▶ AIM OF THE EXERCISE: Without including any images, repeat the data exactly.

▶ SOURCE MATERIAL:
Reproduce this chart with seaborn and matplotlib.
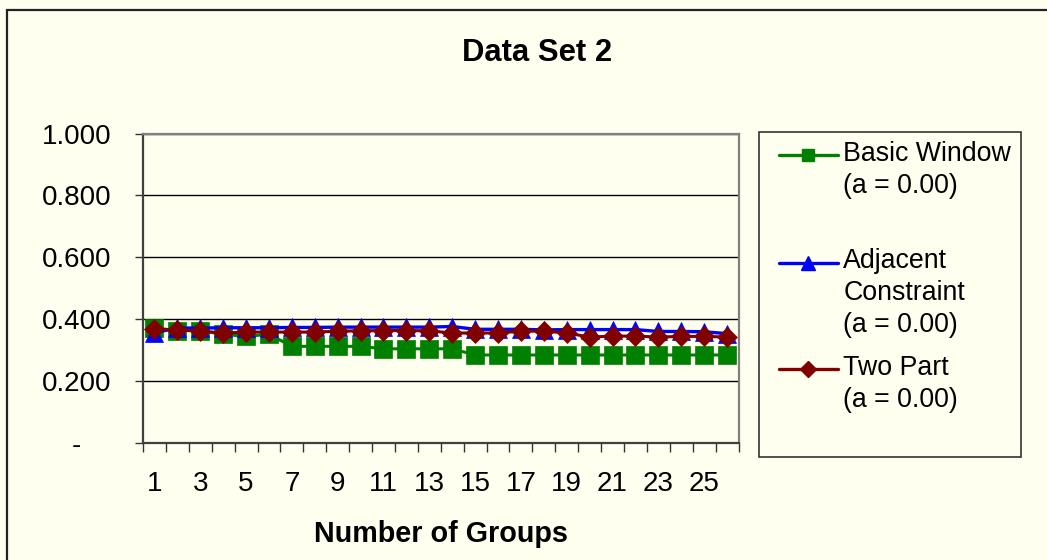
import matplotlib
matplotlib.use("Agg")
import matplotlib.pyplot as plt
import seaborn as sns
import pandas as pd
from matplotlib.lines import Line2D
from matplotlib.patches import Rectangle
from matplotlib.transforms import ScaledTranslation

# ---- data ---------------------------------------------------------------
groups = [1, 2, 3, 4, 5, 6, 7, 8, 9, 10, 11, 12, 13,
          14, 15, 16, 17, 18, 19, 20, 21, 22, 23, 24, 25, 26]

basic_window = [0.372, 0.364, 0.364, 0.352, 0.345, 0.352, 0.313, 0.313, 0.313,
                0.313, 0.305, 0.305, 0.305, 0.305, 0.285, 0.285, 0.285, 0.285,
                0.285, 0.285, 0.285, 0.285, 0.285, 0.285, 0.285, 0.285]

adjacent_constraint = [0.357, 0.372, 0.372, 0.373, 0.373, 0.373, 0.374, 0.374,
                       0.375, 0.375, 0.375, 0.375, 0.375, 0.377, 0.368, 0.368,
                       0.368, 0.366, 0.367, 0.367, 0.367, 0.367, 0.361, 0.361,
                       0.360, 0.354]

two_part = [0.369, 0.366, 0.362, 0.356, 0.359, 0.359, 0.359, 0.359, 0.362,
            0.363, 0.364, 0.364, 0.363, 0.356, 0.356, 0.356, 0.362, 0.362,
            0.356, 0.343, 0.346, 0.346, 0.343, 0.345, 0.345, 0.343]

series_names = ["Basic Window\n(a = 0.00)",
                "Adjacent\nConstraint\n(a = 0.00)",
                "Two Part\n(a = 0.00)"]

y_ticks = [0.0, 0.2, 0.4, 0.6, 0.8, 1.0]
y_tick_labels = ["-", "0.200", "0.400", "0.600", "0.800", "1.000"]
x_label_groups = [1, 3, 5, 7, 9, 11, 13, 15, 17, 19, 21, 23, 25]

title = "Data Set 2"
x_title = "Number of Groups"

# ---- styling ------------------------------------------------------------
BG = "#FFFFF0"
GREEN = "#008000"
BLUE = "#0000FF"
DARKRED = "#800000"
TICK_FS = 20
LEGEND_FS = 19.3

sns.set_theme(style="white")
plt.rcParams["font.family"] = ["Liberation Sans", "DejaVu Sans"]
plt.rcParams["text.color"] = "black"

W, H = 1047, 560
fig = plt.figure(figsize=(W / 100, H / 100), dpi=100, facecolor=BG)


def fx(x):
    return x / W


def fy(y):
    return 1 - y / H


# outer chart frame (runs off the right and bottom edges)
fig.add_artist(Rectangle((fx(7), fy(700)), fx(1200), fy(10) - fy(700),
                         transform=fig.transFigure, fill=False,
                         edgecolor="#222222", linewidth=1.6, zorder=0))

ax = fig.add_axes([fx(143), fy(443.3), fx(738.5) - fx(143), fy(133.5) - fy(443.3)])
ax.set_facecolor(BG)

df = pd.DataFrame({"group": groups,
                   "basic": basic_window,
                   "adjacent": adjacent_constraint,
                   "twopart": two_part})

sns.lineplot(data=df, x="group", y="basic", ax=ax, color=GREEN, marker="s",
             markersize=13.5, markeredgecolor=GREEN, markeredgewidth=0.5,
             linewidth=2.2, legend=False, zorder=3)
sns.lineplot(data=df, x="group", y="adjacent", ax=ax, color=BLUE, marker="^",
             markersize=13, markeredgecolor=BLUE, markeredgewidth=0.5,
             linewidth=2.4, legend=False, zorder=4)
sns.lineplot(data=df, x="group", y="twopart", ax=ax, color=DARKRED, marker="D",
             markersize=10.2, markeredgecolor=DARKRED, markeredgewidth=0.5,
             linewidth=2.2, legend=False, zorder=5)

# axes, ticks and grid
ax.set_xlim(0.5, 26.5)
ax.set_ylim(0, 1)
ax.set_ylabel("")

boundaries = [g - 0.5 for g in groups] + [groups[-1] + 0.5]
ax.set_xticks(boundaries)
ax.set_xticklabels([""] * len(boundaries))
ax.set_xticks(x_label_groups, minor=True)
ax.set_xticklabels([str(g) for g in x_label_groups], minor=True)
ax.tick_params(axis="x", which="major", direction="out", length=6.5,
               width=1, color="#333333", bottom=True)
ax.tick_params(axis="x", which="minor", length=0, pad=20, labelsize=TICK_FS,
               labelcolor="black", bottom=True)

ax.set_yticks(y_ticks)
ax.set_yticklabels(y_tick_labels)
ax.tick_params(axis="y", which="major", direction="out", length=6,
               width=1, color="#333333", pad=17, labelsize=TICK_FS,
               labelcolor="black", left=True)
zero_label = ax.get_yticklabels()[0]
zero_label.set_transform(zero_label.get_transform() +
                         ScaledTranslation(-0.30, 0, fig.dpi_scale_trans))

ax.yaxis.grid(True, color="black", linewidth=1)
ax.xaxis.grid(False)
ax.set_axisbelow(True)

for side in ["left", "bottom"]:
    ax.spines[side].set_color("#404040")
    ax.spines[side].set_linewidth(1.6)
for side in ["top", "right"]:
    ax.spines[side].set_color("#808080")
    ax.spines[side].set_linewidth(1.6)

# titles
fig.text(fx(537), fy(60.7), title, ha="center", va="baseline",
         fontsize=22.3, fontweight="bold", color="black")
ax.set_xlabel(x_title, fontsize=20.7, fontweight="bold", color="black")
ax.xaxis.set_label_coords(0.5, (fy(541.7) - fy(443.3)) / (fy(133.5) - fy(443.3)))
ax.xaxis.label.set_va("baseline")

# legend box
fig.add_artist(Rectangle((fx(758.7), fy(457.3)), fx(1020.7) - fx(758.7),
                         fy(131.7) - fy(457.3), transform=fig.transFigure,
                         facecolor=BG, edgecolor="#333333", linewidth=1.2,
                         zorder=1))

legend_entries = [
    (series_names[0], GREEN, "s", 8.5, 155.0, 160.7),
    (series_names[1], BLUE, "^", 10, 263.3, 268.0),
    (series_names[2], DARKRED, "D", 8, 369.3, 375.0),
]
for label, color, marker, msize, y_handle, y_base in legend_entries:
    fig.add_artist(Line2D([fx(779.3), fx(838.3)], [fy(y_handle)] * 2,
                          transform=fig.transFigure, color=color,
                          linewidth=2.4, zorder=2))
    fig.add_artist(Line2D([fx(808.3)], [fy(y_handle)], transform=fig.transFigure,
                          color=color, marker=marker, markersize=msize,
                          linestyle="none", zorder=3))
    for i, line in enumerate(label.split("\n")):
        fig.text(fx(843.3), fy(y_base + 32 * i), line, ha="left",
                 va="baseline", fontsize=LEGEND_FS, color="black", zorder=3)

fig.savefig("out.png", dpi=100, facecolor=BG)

▶ FINAL RESULT:
Reproduce this chart with seaborn and matplotlib.
import matplotlib
matplotlib.use("Agg")
import matplotlib.pyplot as plt
import seaborn as sns
import pandas as pd
from matplotlib.lines import Line2D
from matplotlib.patches import Rectangle
from matplotlib.transforms import ScaledTranslation

# ---- data ---------------------------------------------------------------
groups = [1, 2, 3, 4, 5, 6, 7, 8, 9, 10, 11, 12, 13,
          14, 15, 16, 17, 18, 19, 20, 21, 22, 23, 24, 25, 26]

basic_window = [0.372, 0.364, 0.364, 0.352, 0.345, 0.352, 0.313, 0.313, 0.313,
                0.313, 0.305, 0.305, 0.305, 0.305, 0.285, 0.285, 0.285, 0.285,
                0.285, 0.285, 0.285, 0.285, 0.285, 0.285, 0.285, 0.285]

adjacent_constraint = [0.357, 0.372, 0.372, 0.373, 0.373, 0.373, 0.374, 0.374,
                       0.375, 0.375, 0.375, 0.375, 0.375, 0.377, 0.368, 0.368,
                       0.368, 0.366, 0.367, 0.367, 0.367, 0.367, 0.361, 0.361,
                       0.360, 0.354]

two_part = [0.369, 0.366, 0.362, 0.356, 0.359, 0.359, 0.359, 0.359, 0.362,
            0.363, 0.364, 0.364, 0.363, 0.356, 0.356, 0.356, 0.362, 0.362,
            0.356, 0.343, 0.346, 0.346, 0.343, 0.345, 0.345, 0.343]

series_names = ["Basic Window\n(a = 0.00)",
                "Adjacent\nConstraint\n(a = 0.00)",
                "Two Part\n(a = 0.00)"]

y_ticks = [0.0, 0.2, 0.4, 0.6, 0.8, 1.0]
y_tick_labels = ["-", "0.200", "0.400", "0.600", "0.800", "1.000"]
x_label_groups = [1, 3, 5, 7, 9, 11, 13, 15, 17, 19, 21, 23, 25]

title = "Data Set 2"
x_title = "Number of Groups"

# ---- styling ------------------------------------------------------------
BG = "#FFFFF0"
GREEN = "#008000"
BLUE = "#0000FF"
DARKRED = "#800000"
TICK_FS = 20
LEGEND_FS = 19.3

sns.set_theme(style="white")
plt.rcParams["font.family"] = ["Liberation Sans", "DejaVu Sans"]
plt.rcParams["text.color"] = "black"

W, H = 1047, 560
fig = plt.figure(figsize=(W / 100, H / 100), dpi=100, facecolor=BG)


def fx(x):
    return x / W


def fy(y):
    return 1 - y / H


# outer chart frame (runs off the right and bottom edges)
fig.add_artist(Rectangle((fx(7), fy(700)), fx(1200), fy(10) - fy(700),
                         transform=fig.transFigure, fill=False,
                         edgecolor="#222222", linewidth=1.6, zorder=0))

ax = fig.add_axes([fx(143), fy(443.3), fx(738.5) - fx(143), fy(133.5) - fy(443.3)])
ax.set_facecolor(BG)

df = pd.DataFrame({"group": groups,
                   "basic": basic_window,
                   "adjacent": adjacent_constraint,
                   "twopart": two_part})

sns.lineplot(data=df, x="group", y="basic", ax=ax, color=GREEN, marker="s",
             markersize=13.5, markeredgecolor=GREEN, markeredgewidth=0.5,
             linewidth=2.2, legend=False, zorder=3)
sns.lineplot(data=df, x="group", y="adjacent", ax=ax, color=BLUE, marker="^",
             markersize=13, markeredgecolor=BLUE, markeredgewidth=0.5,
             linewidth=2.4, legend=False, zorder=4)
sns.lineplot(data=df, x="group", y="twopart", ax=ax, color=DARKRED, marker="D",
             markersize=10.2, markeredgecolor=DARKRED, markeredgewidth=0.5,
             linewidth=2.2, legend=False, zorder=5)

# axes, ticks and grid
ax.set_xlim(0.5, 26.5)
ax.set_ylim(0, 1)
ax.set_ylabel("")

boundaries = [g - 0.5 for g in groups] + [groups[-1] + 0.5]
ax.set_xticks(boundaries)
ax.set_xticklabels([""] * len(boundaries))
ax.set_xticks(x_label_groups, minor=True)
ax.set_xticklabels([str(g) for g in x_label_groups], minor=True)
ax.tick_params(axis="x", which="major", direction="out", length=6.5,
               width=1, color="#333333", bottom=True)
ax.tick_params(axis="x", which="minor", length=0, pad=20, labelsize=TICK_FS,
               labelcolor="black", bottom=True)

ax.set_yticks(y_ticks)
ax.set_yticklabels(y_tick_labels)
ax.tick_params(axis="y", which="major", direction="out", length=6,
               width=1, color="#333333", pad=17, labelsize=TICK_FS,
               labelcolor="black", left=True)
zero_label = ax.get_yticklabels()[0]
zero_label.set_transform(zero_label.get_transform() +
                         ScaledTranslation(-0.30, 0, fig.dpi_scale_trans))

ax.yaxis.grid(True, color="black", linewidth=1)
ax.xaxis.grid(False)
ax.set_axisbelow(True)

for side in ["left", "bottom"]:
    ax.spines[side].set_color("#404040")
    ax.spines[side].set_linewidth(1.6)
for side in ["top", "right"]:
    ax.spines[side].set_color("#808080")
    ax.spines[side].set_linewidth(1.6)

# titles
fig.text(fx(537), fy(60.7), title, ha="center", va="baseline",
         fontsize=22.3, fontweight="bold", color="black")
ax.set_xlabel(x_title, fontsize=20.7, fontweight="bold", color="black")
ax.xaxis.set_label_coords(0.5, (fy(541.7) - fy(443.3)) / (fy(133.5) - fy(443.3)))
ax.xaxis.label.set_va("baseline")

# legend box
fig.add_artist(Rectangle((fx(758.7), fy(457.3)), fx(1020.7) - fx(758.7),
                         fy(131.7) - fy(457.3), transform=fig.transFigure,
                         facecolor=BG, edgecolor="#333333", linewidth=1.2,
                         zorder=1))

legend_entries = [
    (series_names[0], GREEN, "s", 8.5, 155.0, 160.7),
    (series_names[1], BLUE, "^", 10, 263.3, 268.0),
    (series_names[2], DARKRED, "D", 8, 369.3, 375.0),
]
for label, color, marker, msize, y_handle, y_base in legend_entries:
    fig.add_artist(Line2D([fx(779.3), fx(838.3)], [fy(y_handle)] * 2,
                          transform=fig.transFigure, color=color,
                          linewidth=2.4, zorder=2))
    fig.add_artist(Line2D([fx(808.3)], [fy(y_handle)], transform=fig.transFigure,
                          color=color, marker=marker, markersize=msize,
                          linestyle="none", zorder=3))
    for i, line in enumerate(label.split("\n")):
        fig.text(fx(843.3), fy(y_base + 32 * i), line, ha="left",
                 va="baseline", fontsize=LEGEND_FS, color="black", zorder=3)

fig.savefig("out.png", dpi=100, facecolor=BG)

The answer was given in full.